WRITTEN EXERCISE
Take the material below and retype it in full; pictures are left out.
|---|
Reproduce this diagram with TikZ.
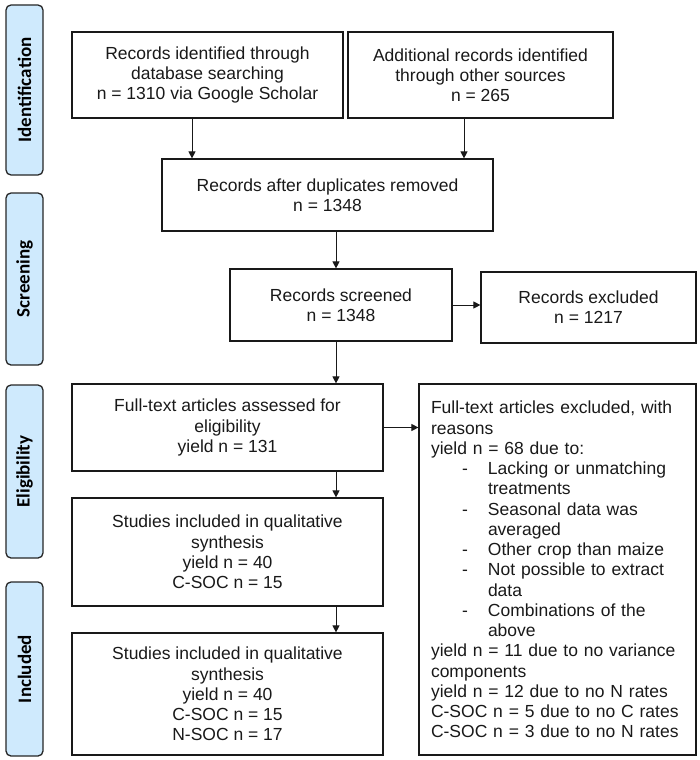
\documentclass[tikz,border=0pt]{standalone}
\usepackage{fontspec}
\setmainfont{Liberation Sans}
\newfontfamily\stagefont{Carlito}
\usetikzlibrary{arrows.meta}
\definecolor{stagefill}{RGB}{207,234,253}
\definecolor{ink}{RGB}{25,25,25}
\begin{document}
\begin{tikzpicture}[x=1pt,y=-1pt,
  box/.style={draw=ink, line width=1.2pt, inner sep=0pt, align=center, text=ink,
    font=\fontsize{17.5}{20.25}\selectfont},
  stage/.style={draw=black!85, fill=stagefill, line width=1.3pt, rounded corners=5pt,
    minimum height=37pt, inner sep=0pt, rotate=90, text=black,
    font=\stagefont\bfseries\fontsize{19}{22}\selectfont},
  arr/.style={-{Triangle[length=7pt,width=7pt]}, line width=1pt, draw=ink}]
\useasboundingbox (0,0) rectangle (700,760);
% stage labels
\node[stage, minimum width=170pt] (s1) at (24.5,90) {Identification};
\node[stage, minimum width=172pt] (s2) at (24.5,279) {Screening};
\node[stage, minimum width=173pt] (s3) at (24.5,471.5) {Eligibility};
\node[stage, minimum width=174pt] (s4) at (24.5,669) {Included};
% boxes
\node[box, minimum width=271pt, minimum height=86pt] (b1) at (207.5,75)
  {Records identified through\\database searching\\n = 1310 via Google Scholar};
\node[box, minimum width=265pt, minimum height=86pt] (b2) at (480.5,75)
  {Additional records identified\\through other sources\\n = 265};
\node[box, minimum width=331pt, minimum height=72pt] (b3) at (327.5,195)
  {Records after duplicates removed\\n = 1348};
\node[box, minimum width=222pt, minimum height=72pt] (b4) at (341,305)
  {Records screened\\n = 1348};
\node[box, minimum width=215pt, minimum height=71pt] (ex) at (588.5,307.5)
  {Records excluded\\n = 1217};
\node[box, minimum width=311pt, minimum height=87pt] (b5) at (227.5,427.5)
  {Full-text articles assessed for\\eligibility\\yield n = 131};
\node[box, minimum width=311pt, minimum height=108pt] (b6) at (227.5,552)
  {Studies included in qualitative\\synthesis\\yield n = 40\\C-SOC n = 15};
\node[box, minimum width=311pt, minimum height=122pt] (b7) at (227.5,694)
  {Studies included in qualitative\\synthesis\\yield n = 40\\C-SOC n = 15\\N-SOC n = 17};
\node[box, align=left, minimum width=277pt, minimum height=371pt, text width=253pt,
  inner xsep=12pt] (big) at (557.5,569.5)
  {Full-text articles excluded, with\\
   reasons\\
   yield n = 68 due to:\\
   \makebox[57pt][l]{\hspace*{31pt}-}Lacking or unmatching\\
   \hspace*{57pt}treatments\\
   \makebox[57pt][l]{\hspace*{31pt}-}Seasonal data was\\
   \hspace*{57pt}averaged\\
   \makebox[57pt][l]{\hspace*{31pt}-}Other crop than maize\\
   \makebox[57pt][l]{\hspace*{31pt}-}Not possible to extract\\
   \hspace*{57pt}data\\
   \makebox[57pt][l]{\hspace*{31pt}-}Combinations of the\\
   \hspace*{57pt}above\\
   yield n = 11 due to no variance\\
   components\\
   yield n = 12 due to no N rates\\
   C-SOC n = 5 due to no C rates\\
   C-SOC n = 3 due to no N rates};
% connectors
\coordinate (xa) at (192,0);
\coordinate (xb) at (464,0);
\coordinate (xc) at (336,0);
\draw[arr] (b1.south -| xa) -- (b3.north -| xa);
\draw[arr] (b2.south -| xb) -- (b3.north -| xb);
\draw[arr] (b3.south -| xc) -- (b4.north -| xc);
\draw[arr] (b4.east) -- (b4.east -| ex.west);
\draw[arr] (b4.south -| xc) -- (b5.north -| xc);
\draw[arr] (b5.east) -- (b5.east -| big.west);
\draw[arr] (b5.south -| xc) -- (b6.north -| xc);
\draw[arr] (b6.south -| xc) -- (b7.north -| xc);
\end{tikzpicture}
\end{document}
|---|
WRITTEN RESPONSE
Reproduce this diagram with TikZ.
\documentclass[tikz,border=0pt]{standalone}
\usepackage{fontspec}
\setmainfont{Liberation Sans}
\newfontfamily\stagefont{Carlito}
\usetikzlibrary{arrows.meta}
\definecolor{stagefill}{RGB}{207,234,253}
\definecolor{ink}{RGB}{25,25,25}
\begin{document}
\begin{tikzpicture}[x=1pt,y=-1pt,
  box/.style={draw=ink, line width=1.2pt, inner sep=0pt, align=center, text=ink,
    font=\fontsize{17.5}{20.25}\selectfont},
  stage/.style={draw=black!85, fill=stagefill, line width=1.3pt, rounded corners=5pt,
    minimum height=37pt, inner sep=0pt, rotate=90, text=black,
    font=\stagefont\bfseries\fontsize{19}{22}\selectfont},
  arr/.style={-{Triangle[length=7pt,width=7pt]}, line width=1pt, draw=ink}]
\useasboundingbox (0,0) rectangle (700,760);
% stage labels
\node[stage, minimum width=170pt] (s1) at (24.5,90) {Identification};
\node[stage, minimum width=172pt] (s2) at (24.5,279) {Screening};
\node[stage, minimum width=173pt] (s3) at (24.5,471.5) {Eligibility};
\node[stage, minimum width=174pt] (s4) at (24.5,669) {Included};
% boxes
\node[box, minimum width=271pt, minimum height=86pt] (b1) at (207.5,75)
  {Records identified through\\database searching\\n = 1310 via Google Scholar};
\node[box, minimum width=265pt, minimum height=86pt] (b2) at (480.5,75)
  {Additional records identified\\through other sources\\n = 265};
\node[box, minimum width=331pt, minimum height=72pt] (b3) at (327.5,195)
  {Records after duplicates removed\\n = 1348};
\node[box, minimum width=222pt, minimum height=72pt] (b4) at (341,305)
  {Records screened\\n = 1348};
\node[box, minimum width=215pt, minimum height=71pt] (ex) at (588.5,307.5)
  {Records excluded\\n = 1217};
\node[box, minimum width=311pt, minimum height=87pt] (b5) at (227.5,427.5)
  {Full-text articles assessed for\\eligibility\\yield n = 131};
\node[box, minimum width=311pt, minimum height=108pt] (b6) at (227.5,552)
  {Studies included in qualitative\\synthesis\\yield n = 40\\C-SOC n = 15};
\node[box, minimum width=311pt, minimum height=122pt] (b7) at (227.5,694)
  {Studies included in qualitative\\synthesis\\yield n = 40\\C-SOC n = 15\\N-SOC n = 17};
\node[box, align=left, minimum width=277pt, minimum height=371pt, text width=253pt,
  inner xsep=12pt] (big) at (557.5,569.5)
  {Full-text articles excluded, with\\
   reasons\\
   yield n = 68 due to:\\
   \makebox[57pt][l]{\hspace*{31pt}-}Lacking or unmatching\\
   \hspace*{57pt}treatments\\
   \makebox[57pt][l]{\hspace*{31pt}-}Seasonal data was\\
   \hspace*{57pt}averaged\\
   \makebox[57pt][l]{\hspace*{31pt}-}Other crop than maize\\
   \makebox[57pt][l]{\hspace*{31pt}-}Not possible to extract\\
   \hspace*{57pt}data\\
   \makebox[57pt][l]{\hspace*{31pt}-}Combinations of the\\
   \hspace*{57pt}above\\
   yield n = 11 due to no variance\\
   components\\
   yield n = 12 due to no N rates\\
   C-SOC n = 5 due to no C rates\\
   C-SOC n = 3 due to no N rates};
% connectors
\coordinate (xa) at (192,0);
\coordinate (xb) at (464,0);
\coordinate (xc) at (336,0);
\draw[arr] (b1.south -| xa) -- (b3.north -| xa);
\draw[arr] (b2.south -| xb) -- (b3.north -| xb);
\draw[arr] (b3.south -| xc) -- (b4.north -| xc);
\draw[arr] (b4.east) -- (b4.east -| ex.west);
\draw[arr] (b4.south -| xc) -- (b5.north -| xc);
\draw[arr] (b5.east) -- (b5.east -| big.west);
\draw[arr] (b5.south -| xc) -- (b6.north -| xc);
\draw[arr] (b6.south -| xc) -- (b7.north -| xc);
\end{tikzpicture}
\end{document}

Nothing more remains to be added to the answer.